— START OF Data lines —

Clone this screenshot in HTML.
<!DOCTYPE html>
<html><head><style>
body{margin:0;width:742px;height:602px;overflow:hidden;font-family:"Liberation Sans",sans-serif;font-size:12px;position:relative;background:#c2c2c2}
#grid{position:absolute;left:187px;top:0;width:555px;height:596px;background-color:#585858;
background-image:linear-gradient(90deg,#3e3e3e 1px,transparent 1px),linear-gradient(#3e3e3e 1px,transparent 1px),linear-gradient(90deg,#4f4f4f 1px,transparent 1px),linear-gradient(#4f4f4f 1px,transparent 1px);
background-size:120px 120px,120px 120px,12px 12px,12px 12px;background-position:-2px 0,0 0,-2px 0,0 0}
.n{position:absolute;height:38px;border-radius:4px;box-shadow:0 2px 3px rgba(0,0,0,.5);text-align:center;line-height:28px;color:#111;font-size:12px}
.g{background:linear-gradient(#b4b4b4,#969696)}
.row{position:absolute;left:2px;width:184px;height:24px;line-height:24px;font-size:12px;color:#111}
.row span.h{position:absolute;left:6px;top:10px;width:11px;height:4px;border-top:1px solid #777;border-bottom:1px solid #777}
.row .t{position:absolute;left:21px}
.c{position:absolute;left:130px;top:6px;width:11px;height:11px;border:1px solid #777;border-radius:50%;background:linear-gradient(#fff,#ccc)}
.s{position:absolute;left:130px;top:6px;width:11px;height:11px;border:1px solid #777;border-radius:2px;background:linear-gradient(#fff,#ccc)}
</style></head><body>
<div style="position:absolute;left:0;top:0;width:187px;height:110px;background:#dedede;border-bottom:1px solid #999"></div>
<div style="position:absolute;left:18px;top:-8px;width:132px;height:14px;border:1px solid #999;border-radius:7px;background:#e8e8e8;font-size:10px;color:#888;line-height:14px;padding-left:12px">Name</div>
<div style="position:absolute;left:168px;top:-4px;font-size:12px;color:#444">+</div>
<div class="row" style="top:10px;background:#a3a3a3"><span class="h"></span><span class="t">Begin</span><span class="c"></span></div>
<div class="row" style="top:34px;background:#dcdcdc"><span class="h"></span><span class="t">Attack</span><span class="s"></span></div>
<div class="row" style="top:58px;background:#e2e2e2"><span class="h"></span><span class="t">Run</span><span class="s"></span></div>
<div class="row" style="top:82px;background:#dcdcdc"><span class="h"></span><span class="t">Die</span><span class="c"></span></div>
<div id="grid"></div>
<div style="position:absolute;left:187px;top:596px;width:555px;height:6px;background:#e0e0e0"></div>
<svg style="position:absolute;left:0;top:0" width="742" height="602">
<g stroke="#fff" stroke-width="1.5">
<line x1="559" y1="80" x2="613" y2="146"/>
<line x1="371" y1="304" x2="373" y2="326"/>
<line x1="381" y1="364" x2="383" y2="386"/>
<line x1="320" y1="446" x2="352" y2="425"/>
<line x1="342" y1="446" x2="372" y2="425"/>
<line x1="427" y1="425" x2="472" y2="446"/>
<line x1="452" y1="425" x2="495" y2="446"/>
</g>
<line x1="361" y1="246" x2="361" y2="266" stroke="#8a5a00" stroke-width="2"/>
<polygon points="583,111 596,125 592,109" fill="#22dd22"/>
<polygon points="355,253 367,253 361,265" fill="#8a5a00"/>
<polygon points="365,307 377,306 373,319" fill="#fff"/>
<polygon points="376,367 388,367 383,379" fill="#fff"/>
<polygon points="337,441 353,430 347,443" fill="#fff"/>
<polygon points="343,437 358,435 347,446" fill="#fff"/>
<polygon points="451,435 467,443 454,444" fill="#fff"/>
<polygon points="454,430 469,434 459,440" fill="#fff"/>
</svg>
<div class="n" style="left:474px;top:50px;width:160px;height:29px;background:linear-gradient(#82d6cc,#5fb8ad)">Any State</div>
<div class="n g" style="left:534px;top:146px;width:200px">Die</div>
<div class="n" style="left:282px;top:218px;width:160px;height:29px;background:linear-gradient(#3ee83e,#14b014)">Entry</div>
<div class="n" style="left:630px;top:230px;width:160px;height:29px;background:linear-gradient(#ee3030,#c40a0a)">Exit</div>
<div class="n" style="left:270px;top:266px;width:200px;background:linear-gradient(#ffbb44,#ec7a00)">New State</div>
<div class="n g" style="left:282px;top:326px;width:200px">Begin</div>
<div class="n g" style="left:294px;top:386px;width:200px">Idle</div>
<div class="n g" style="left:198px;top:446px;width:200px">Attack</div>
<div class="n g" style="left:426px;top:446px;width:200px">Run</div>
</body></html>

— END OF Data lines —

(Aim of the task) Once more, set down the full listing, verbatim.

(Completed task)
Clone this screenshot in HTML.
<!DOCTYPE html>
<html><head><style>
body{margin:0;width:742px;height:602px;overflow:hidden;font-family:"Liberation Sans",sans-serif;font-size:12px;position:relative;background:#c2c2c2}
#grid{position:absolute;left:187px;top:0;width:555px;height:596px;background-color:#585858;
background-image:linear-gradient(90deg,#3e3e3e 1px,transparent 1px),linear-gradient(#3e3e3e 1px,transparent 1px),linear-gradient(90deg,#4f4f4f 1px,transparent 1px),linear-gradient(#4f4f4f 1px,transparent 1px);
background-size:120px 120px,120px 120px,12px 12px,12px 12px;background-position:-2px 0,0 0,-2px 0,0 0}
.n{position:absolute;height:38px;border-radius:4px;box-shadow:0 2px 3px rgba(0,0,0,.5);text-align:center;line-height:28px;color:#111;font-size:12px}
.g{background:linear-gradient(#b4b4b4,#969696)}
.row{position:absolute;left:2px;width:184px;height:24px;line-height:24px;font-size:12px;color:#111}
.row span.h{position:absolute;left:6px;top:10px;width:11px;height:4px;border-top:1px solid #777;border-bottom:1px solid #777}
.row .t{position:absolute;left:21px}
.c{position:absolute;left:130px;top:6px;width:11px;height:11px;border:1px solid #777;border-radius:50%;background:linear-gradient(#fff,#ccc)}
.s{position:absolute;left:130px;top:6px;width:11px;height:11px;border:1px solid #777;border-radius:2px;background:linear-gradient(#fff,#ccc)}
</style></head><body>
<div style="position:absolute;left:0;top:0;width:187px;height:110px;background:#dedede;border-bottom:1px solid #999"></div>
<div style="position:absolute;left:18px;top:-8px;width:132px;height:14px;border:1px solid #999;border-radius:7px;background:#e8e8e8;font-size:10px;color:#888;line-height:14px;padding-left:12px">Name</div>
<div style="position:absolute;left:168px;top:-4px;font-size:12px;color:#444">+</div>
<div class="row" style="top:10px;background:#a3a3a3"><span class="h"></span><span class="t">Begin</span><span class="c"></span></div>
<div class="row" style="top:34px;background:#dcdcdc"><span class="h"></span><span class="t">Attack</span><span class="s"></span></div>
<div class="row" style="top:58px;background:#e2e2e2"><span class="h"></span><span class="t">Run</span><span class="s"></span></div>
<div class="row" style="top:82px;background:#dcdcdc"><span class="h"></span><span class="t">Die</span><span class="c"></span></div>
<div id="grid"></div>
<div style="position:absolute;left:187px;top:596px;width:555px;height:6px;background:#e0e0e0"></div>
<svg style="position:absolute;left:0;top:0" width="742" height="602">
<g stroke="#fff" stroke-width="1.5">
<line x1="559" y1="80" x2="613" y2="146"/>
<line x1="371" y1="304" x2="373" y2="326"/>
<line x1="381" y1="364" x2="383" y2="386"/>
<line x1="320" y1="446" x2="352" y2="425"/>
<line x1="342" y1="446" x2="372" y2="425"/>
<line x1="427" y1="425" x2="472" y2="446"/>
<line x1="452" y1="425" x2="495" y2="446"/>
</g>
<line x1="361" y1="246" x2="361" y2="266" stroke="#8a5a00" stroke-width="2"/>
<polygon points="583,111 596,125 592,109" fill="#22dd22"/>
<polygon points="355,253 367,253 361,265" fill="#8a5a00"/>
<polygon points="365,307 377,306 373,319" fill="#fff"/>
<polygon points="376,367 388,367 383,379" fill="#fff"/>
<polygon points="337,441 353,430 347,443" fill="#fff"/>
<polygon points="343,437 358,435 347,446" fill="#fff"/>
<polygon points="451,435 467,443 454,444" fill="#fff"/>
<polygon points="454,430 469,434 459,440" fill="#fff"/>
</svg>
<div class="n" style="left:474px;top:50px;width:160px;height:29px;background:linear-gradient(#82d6cc,#5fb8ad)">Any State</div>
<div class="n g" style="left:534px;top:146px;width:200px">Die</div>
<div class="n" style="left:282px;top:218px;width:160px;height:29px;background:linear-gradient(#3ee83e,#14b014)">Entry</div>
<div class="n" style="left:630px;top:230px;width:160px;height:29px;background:linear-gradient(#ee3030,#c40a0a)">Exit</div>
<div class="n" style="left:270px;top:266px;width:200px;background:linear-gradient(#ffbb44,#ec7a00)">New State</div>
<div class="n g" style="left:282px;top:326px;width:200px">Begin</div>
<div class="n g" style="left:294px;top:386px;width:200px">Idle</div>
<div class="n g" style="left:198px;top:446px;width:200px">Attack</div>
<div class="n g" style="left:426px;top:446px;width:200px">Run</div>
</body></html>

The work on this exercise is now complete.